Retraining Muscle

Why building muscle is easier the second time around

When you first begin training, it may seem like it takes longer than you would like to notice gains in strength. Fortunately, there is a scientifically verified phenomenon that allows our muscles to be retrained at a faster rate than they were trained at initially. This means that once you get over the hurdle of training for the first time, you will be able to increase strength more quickly with subsequent training. This is great news for anyone who's taken a couple weeks off from time to time! While increase in muscle size may not be affected differently, regaining your strength actually is easier the second time around.


Here's What Happens

When you train your muscles, new myonuclei are formed within the muscle fiber. Each fiber can develop multiple nuclei. When you stop training for an extended period of time (a few days or weeks), protein degradation exceeds protein synthesis, and muscle atrophy occurs. This atrophy causes your muscles to decrease in size, however no myonuclei are lost. When training begins again, the step of adding new nuclei can be skipped because they are already available in the fiber and are ready to synthesize muscle protein.So, you are able to regain the same level of strength more quickly once those myonuclei exist.

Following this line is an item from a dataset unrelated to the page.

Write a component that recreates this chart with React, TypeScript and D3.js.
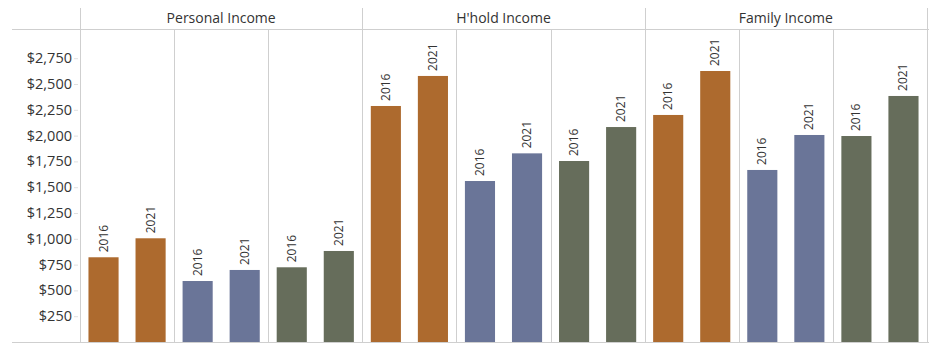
import React, { useEffect, useRef } from "react";
import * as d3 from "d3";

const panels = ["Personal Income", "H'hold Income", "Family Income"];
const groups = ["A", "B", "C"];
const years = ["2016", "2021"];
const groupColors = ["#AD6A2E", "#6A7598", "#666D5B"];

// values per panel, per group: [2016, 2021]
const personalValues = [[821, 1005], [591, 698], [724, 882]];
const hholdValues = [[2287, 2578], [1560, 1828], [1754, 2083]];
const familyValues = [[2200, 2626], [1667, 2006], [1996, 2384]];

const yTicks = [250, 500, 750, 1000, 1250, 1500, 1750, 2000, 2250, 2500, 2750];

const W = 929;
const H = 354;

export default function App() {
  const svgRef = useRef<SVGSVGElement>(null);

  useEffect(() => {
    if (!svgRef.current) return;
    const svg = d3.select(svgRef.current);
    svg.selectAll("*").remove();

    const left = 80;
    const right = 927;
    const headerTop = 8;
    const top = 29;
    const bottom = 342;
    const font = "Open Sans, sans-serif";
    const grid = "#cfcfcf";

    const allValues = [personalValues, hholdValues, familyValues];

    const x0 = d3.scaleBand<string>().domain(panels).range([left, right]);
    const x1 = d3.scaleBand<string>().domain(groups).range([0, x0.bandwidth()]);
    const x2 = d3.scaleBand<string>().domain(years).range([0, x1.bandwidth()]).paddingInner(0.36).paddingOuter(0.18);
    const y = d3.scaleLinear().domain([0, 3033]).range([bottom, top]);

    // header line and baseline
    svg.append("line").attr("x1", 12).attr("x2", W).attr("y1", top + 0.5).attr("y2", top + 0.5).attr("stroke", grid);
    svg.append("line").attr("x1", 12).attr("x2", W).attr("y1", bottom + 0.5).attr("y2", bottom + 0.5).attr("stroke", grid);

    // panel separators
    const panelEdges = [left, ...panels.map((p) => (x0(p) as number) + x0.bandwidth())];
    panelEdges.forEach((px) => {
      svg.append("line")
        .attr("x1", Math.round(px) + 0.5).attr("x2", Math.round(px) + 0.5)
        .attr("y1", headerTop).attr("y2", bottom)
        .attr("stroke", grid);
    });

    // sub-cell separators
    panels.forEach((p) => {
      groups.slice(1).forEach((g) => {
        const gx = Math.round((x0(p) as number) + (x1(g) as number)) + 0.5;
        svg.append("line").attr("x1", gx).attr("x2", gx).attr("y1", top).attr("y2", bottom).attr("stroke", grid);
      });
    });

    // panel headers
    svg.selectAll(".panel-label")
      .data(panels)
      .enter()
      .append("text")
      .attr("x", (d) => (x0(d) as number) + x0.bandwidth() / 2)
      .attr("y", 23)
      .attr("text-anchor", "middle")
      .attr("font-family", font)
      .attr("font-size", 14)
      .attr("fill", "#333")
      .text((d) => d);

    // y axis
    const yAxis = svg.append("g");
    yTicks.forEach((t) => {
      yAxis.append("line")
        .attr("x1", 74).attr("x2", 78)
        .attr("y1", y(t) + 0.5).attr("y2", y(t) + 0.5)
        .attr("stroke", "#e0e0e0");
      yAxis.append("text")
        .attr("x", 72)
        .attr("y", y(t))
        .attr("dy", "0.35em")
        .attr("text-anchor", "end")
        .attr("font-family", font)
        .attr("font-size", 14.5)
        .attr("fill", "#333")
        .text(d3.format("$,")(t));
    });

    // bars
    const cells: { panel: string; group: string; gi: number; year: string; value: number }[] = [];
    panels.forEach((p, pi) => {
      groups.forEach((g, gi) => {
        years.forEach((yr, yi) => {
          cells.push({ panel: p, group: g, gi, year: yr, value: allValues[pi][gi][yi] });
        });
      });
    });

    const bx = (d: typeof cells[number]) =>
      (x0(d.panel) as number) + (x1(d.group) as number) + (x2(d.year) as number);

    svg.selectAll(".bar")
      .data(cells)
      .enter()
      .append("rect")
      .attr("x", bx)
      .attr("y", (d) => y(d.value))
      .attr("width", x2.bandwidth())
      .attr("height", (d) => bottom - y(d.value))
      .attr("fill", (d) => groupColors[d.gi]);

    svg.selectAll(".bar-label")
      .data(cells)
      .enter()
      .append("text")
      .attr("transform", (d) => `translate(${bx(d) + x2.bandwidth() / 2 + 4},${y(d.value) - 5}) rotate(-90)`)
      .attr("text-anchor", "start")
      .attr("font-family", font)
      .attr("font-size", 12)
      .attr("fill", "#333")
      .text((d) => d.year);
  }, []);

  return (
    <svg
      ref={svgRef}
      width={W}
      height={H}
      style={{ position: "absolute", left: 0, top: 0, background: "#fff" }}
    />
  );
}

This is advantageous for another important reason aside from just knowing that you can recover from your set-backs more quickly. Scientists have found that the ability to create muscle nuclei is significantly lower in the elderly. Developing more myonuclei through strength training at a younger age can decrease muscle atrophy, helping you maintain strength as you age.

What this means

All is not lost after a minor setback! Once you lay the foundation for strength, your body will more readily regain the strength that you once had. Also, strength training early is imperative to your health throughout your life because developing the nuclei in your muscles that facilitate gains in strength will be more difficult at a later age.